Location
- 5472 Park Place Chino, California 91710 United States 34°01′17″N 117°41′06″W﻿ / ﻿34.021500°N 117.685121°W

Information
- Type: Public high school
- Established: 1897
- School district: Chino Valley Unified School District
- Principal: Jonathan Cervantes
- Teaching staff: 89.31 (FTE)
- Grades: 9-12
- Enrollment: 2,009 (2023–2024)
- Student to teacher ratio: 22.49
- Campus: Suburban
- Colors: Royal blue and white
- Nickname: Cowboys
- Rivals: Don Antonio Lugo High School
- Accreditation: WASC 3-year
- Test average: API 653 in 2008
- Newspaper: The Lariat
- Yearbook: El Chasqui
- Website: www.chino.k12.ca.us/chinohigh

= Chino High School =

Chino High School (CHS), located in Chino, California is one of the four regular high schools in the Chino Valley Unified School District. The school was established in 1897, making it one of the oldest schools in Southern California. Chino High moved from its original location in 1951 to its present location at Park Place and Benson Ave.

==Academics==
In 2007, the rate of passing the English-Language Arts section of the California High School Exit Exam for sophomores was 76% and the rate of graduating seniors was approximately 70%. Dropout rates continue to stay low at less than 10% in 2008, Chino High School was recertified by the Western Association of Schools and Colleges for three years.

==Demographics==
The demographic breakdown of the 2,498 students enrolled for the 2012-2013 school year was:
- Male - 49.0%
- Female - 51.0%
- Native American/Alaskan - 0.2%
- Asian/Pacific islander - 4.0%
- Black - 3.5%
- Hispanic - 75.4%
- White - 16.3%
- Multiracial - 0.6%

In addition, 57% of the students were eligible for free or reduced lunch.

==Athletics==
Chino High School is a member of the California Interscholastic Federation Hacienda League in the southern section.

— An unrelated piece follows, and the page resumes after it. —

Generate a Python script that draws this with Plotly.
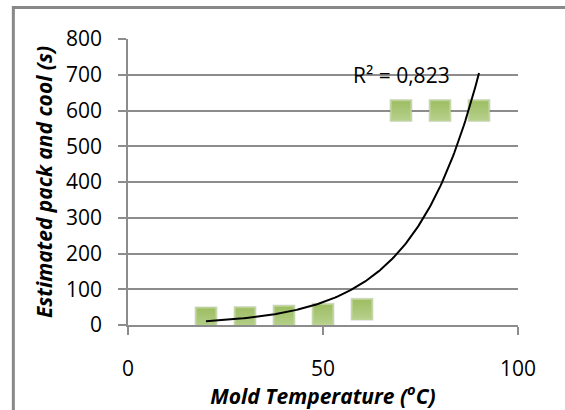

Division 6

==Notable alumni==

- Geoff Blum, professional baseball player.
- Sedrick Ellis, former NFL defensive tackle
- Jarron Gilbert, former NFL defensive end
- Justin Jacobs, professional baseball player
- Elita Loresca, Meteorologist for NBC 4 in Los Angeles, voted 9th "Hottest Weather Girl" by FHM Magazine
- Chris McFoy, former NFL wide receiver
- Greg Salas, former NFL wide receiver
- R. J. Stanford, former NFL cornerback
- Mark Vander Poel, former NFL offensive tackle
- Angela Williams, four times 100 meter NCAA champion at USC, world indoor 60 meter champion, current high school 100 meter record holder.